Stopover of bluethroats Luscina svecica cyanecula in northern Iberia during the autumn migration period

Authors: Juan ARIZAGA, Emilio BARBA, Daniel ALONSO and Antonio VILCHES


Published: Volume 57(1), June 2010. Pages 69-85.

Language: English

Keywords: age, bluethroat, fuel deposition rate, fuel load, Luscinia svecica cyanecula, migration, northern Iberia and stopover duration


Fuel management and stopover duration are parameters of great interest for the understanding of bird migration strategies. Our aim was to study the stopover of bluethroats Luscinia svecica cyanecula in northern Iberia. Data were collected at Badina de Escudera lagoon (reedbeds), Villafranca (42º 16'N 01º 42'W), Ebro Valley.

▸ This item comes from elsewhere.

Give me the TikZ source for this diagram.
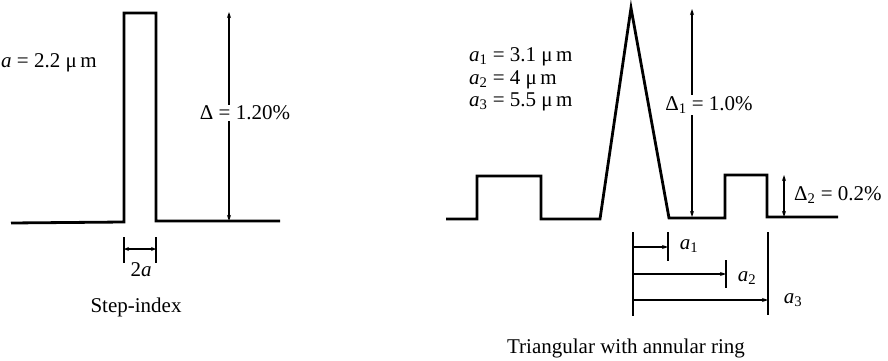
\documentclass[tikz,border=0pt]{standalone}
\usepackage{fontspec}
\setmainfont{Liberation Serif}
\usetikzlibrary{arrows.meta}
\begin{document}
\begin{tikzpicture}[x=1pt,y=-1pt,
  prof/.style={line width=2.8pt, line join=miter, line cap=butt},
  dimarrow/.style={line width=1.1pt, -{Stealth[length=6pt,width=4pt]}},
  ddimarrow/.style={line width=1.1pt, {Stealth[length=6pt,width=4pt]}-{Stealth[length=6pt,width=4pt]}},
  sdimarrow/.style={line width=1.1pt, {Stealth[length=5pt,width=4pt]}-{Stealth[length=5pt,width=4pt]}},
  ticks/.style={line width=1.1pt},
  lbl/.style={font=\fontsize{21}{24}\selectfont, inner sep=1pt},
]
\useasboundingbox (0,0) rectangle (888,361);

% ---------- step-index profile ----------
\coordinate (L0) at (11,223);
\coordinate (L1) at (124,222);
\coordinate (L2) at (124,13);
\coordinate (L3) at (156,13);
\coordinate (L4) at (156,221);
\coordinate (L5) at (280,221);
\draw[prof] (L0) -- (L1) -- (L2) -- (L3) -- (L4) -- (L5);

\coordinate (dT) at (229,12);
\coordinate (dB) at (229,221);
\draw[ddimarrow] (dT) -- (dB);
\node[lbl, fill=white] (dlab) at (245,113) {Δ = 1.20\%};

\node[lbl, anchor=west] (alab) at (0,63) {\textit{a} = 2.2 μ\,m};

\coordinate (tA1) at (124,237); \coordinate (tA2) at (124,263);
\coordinate (tB1) at (156,237); \coordinate (tB2) at (156,263);
\draw[ticks] (tA1) -- (tA2);
\draw[ticks] (tB1) -- (tB2);
\coordinate (wA) at (124,249); \coordinate (wB) at (156,249);
\draw[sdimarrow] (wA) -- (wB);
\node[lbl] (twoa) at (141,270) {2\textit{a}};
\node[lbl] (cap1) at (136,307) {Step-index};

% ---------- triangular with annular ring ----------
\coordinate (R0) at (446,219);
\coordinate (R1) at (477,219);
\coordinate (R2) at (477,176);
\coordinate (R3) at (541,176);
\coordinate (R4) at (541,219);
\coordinate (R5) at (600,219);
\coordinate (R6) at (631,8);
\coordinate (R7) at (669,218);
\coordinate (R8) at (725,218);
\coordinate (R9) at (725,175);
\coordinate (R10) at (767,175);
\coordinate (R11) at (767,217);
\coordinate (R12) at (838,217);
\draw[prof] (R0) -- (R1) -- (R2) -- (R3) -- (R4) -- (R5) -- (R6) -- (R7)
  -- (R8) -- (R9) -- (R10) -- (R11) -- (R12);

\node[lbl, anchor=west] (a1t) at (468,57) {\textit{a}\textsubscript{1} = 3.1 μ\,m};
\node[lbl, anchor=west] (a2t) at (468,80) {\textit{a}\textsubscript{2} = 4 μ\,m};
\node[lbl, anchor=west] (a3t) at (468,102) {\textit{a}\textsubscript{3} = 5.5 μ\,m};

\coordinate (d1T) at (692,9);
\coordinate (d1B) at (692,217);
\draw[ddimarrow] (d1T) -- (d1B);
\node[lbl, fill=white] (d1lab) at (709,105) {Δ\textsubscript{1} = 1.0\%};

\coordinate (d2T) at (784,175);
\coordinate (d2B) at (784,217);
\draw[ddimarrow] (d2T) -- (d2B);
\node[lbl, anchor=west] (d2lab) at (793,195) {Δ\textsubscript{2} = 0.2\%};

% radius dimensions
\coordinate (vL1) at (633,232); \coordinate (vL2) at (633,316);
\draw[ticks] (vL1) -- (vL2);
\coordinate (vR1) at (768,232); \coordinate (vR2) at (768,315);
\draw[ticks] (vR1) -- (vR2);
\coordinate (t1a) at (668,232); \coordinate (t1b) at (668,261);
\draw[ticks] (t1a) -- (t1b);
\coordinate (t2a) at (726,260); \coordinate (t2b) at (726,288);
\draw[ticks] (t2a) -- (t2b);

\coordinate (s1) at (633,247); \coordinate (e1) at (668,247);
\coordinate (s2) at (633,274); \coordinate (e2) at (726,274);
\coordinate (s3) at (633,300); \coordinate (e3) at (768,300);
\draw[dimarrow] (s1) -- (e1);
\draw[dimarrow] (s2) -- (e2);
\draw[dimarrow] (s3) -- (e3);
\node[lbl] (a1l) at (689,246) {\textit{a}\textsubscript{1}};
\node[lbl] (a2l) at (747,278) {\textit{a}\textsubscript{2}};
\node[lbl] (a3l) at (793,300) {\textit{a}\textsubscript{3}};

\node[lbl] (cap2) at (626,348) {Triangular with annular ring};
\end{tikzpicture}
\end{document}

Systematic mist-netting was performed during the autumn migration period between 2003 and 2006. The timing of passage did not vary between age and sex classes, with the bulk of migrants being captured in September. The stopover duration was very long (nearly 30 days) compared to that reported from other stopover sites. Main causes explaining these results could be: (i) an atypical September with unfavourable meteorological conditions, and (ii) the interference of apparently wintering specimens. Apart from a small fraction of birds with very large fuel loads, a mean fuel load of nearly 15 % over lean mass suggests that, if a fraction of migrants stopping-over in Badina overwinter in tropical Africa, they must refuel in areas further south to gain sufficient fuel before crossing the Sahara. Conversely, we cannot rule out that these less loaded birds overwintered within the circum-Mediterranean region. Adults were more fuel loaded than juveniles, but this was not due to a higher fuel deposition rate (mean 0.08 g/day). Bluethroats recaptured from 6 to 10 days after the first capture showed a higher mass deposition rate than those recaptured after 10 days or more. This suggests that birds with long stopovers were not true fuelling migrants, but more probably wintering specimens with balanced energy budgets. A long initial lost of mass (5 days) agrees with both the high competition and the interference of wintering specimens hypotheses. In conclusion, Badina de Escudera, in northern Iberia, is an area used by a true, stopping-over population, as well as by apparently wintering specimens.